Autres artistes de la Renaissance qui font du relié / détaché
 
On peut citer par exemple :
- Léon Battista Alberti (1404 - 1472), auteur notamment du Palais Rucellai à Florence
- Luciano Laurana (vers 1420/1425 - 1479), auteur notamment du Palais ducal d'Urbino
- Lorenzo Ghiberti (1378 -1455) qui sculpta la Porte du Paradis du baptistère de Florence
 
 
Travaux pratiques

Dans un autre texte il est expliqué que, au cycle du noeud qui fonctionne en organisation, chaque paradoxe dominant utilise trois autres paradoxes dominés qu'il combine pour se faire valoir.
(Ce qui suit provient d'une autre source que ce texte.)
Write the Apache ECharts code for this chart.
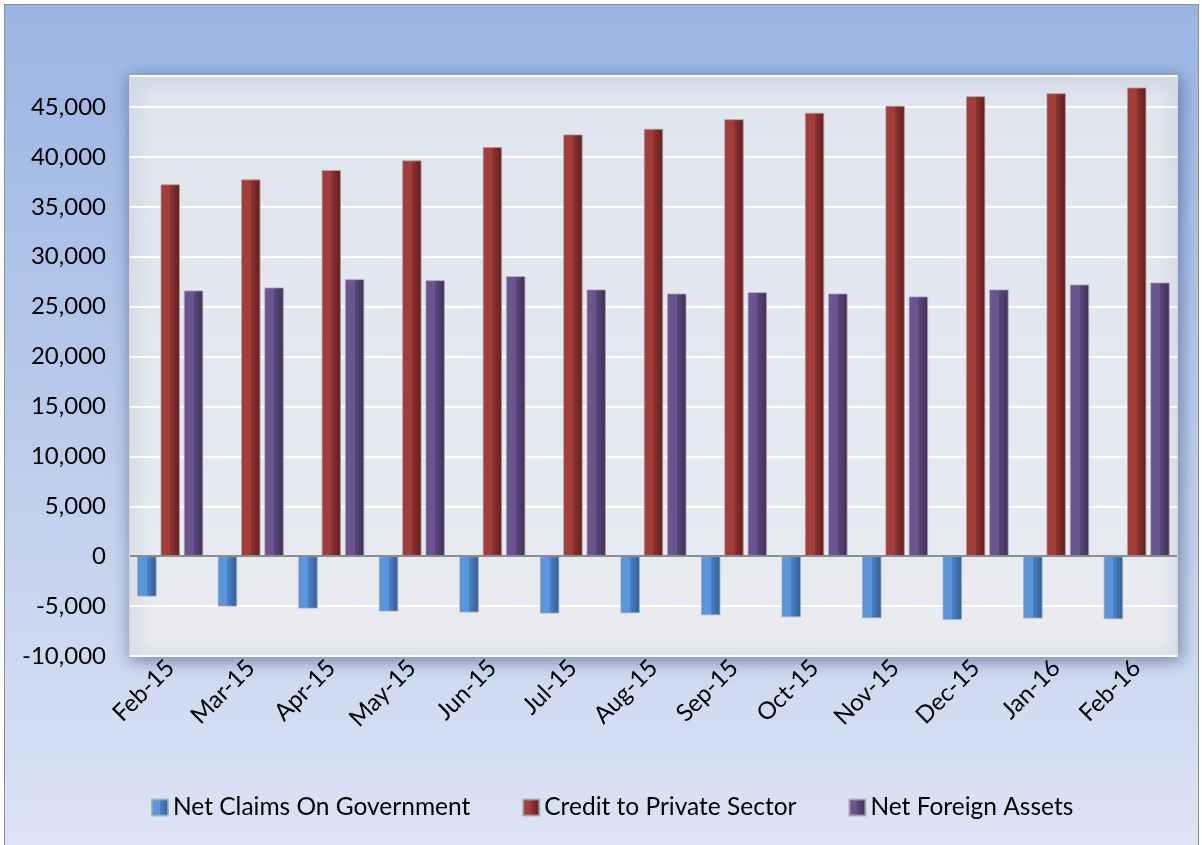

Il peut être un bon exercice d'entraînement de rechercher comment le paradoxe dominant "relié / détaché" utilise dans les exemples que l'on a donné les paradoxes :
               le centre à la périphérie (que l'on trouve dans le style maniériste)
               entraîné / retenu (que l'on trouve dans le style baroque et dans le style classique)
               mouvement d'ensemble / autonomie (que l'on trouve dans le style rococo)
 
Pour être complet, il convient de rechercher chaque fois l'expression analytique et l'expression synthétique de chacun de ces paradoxes.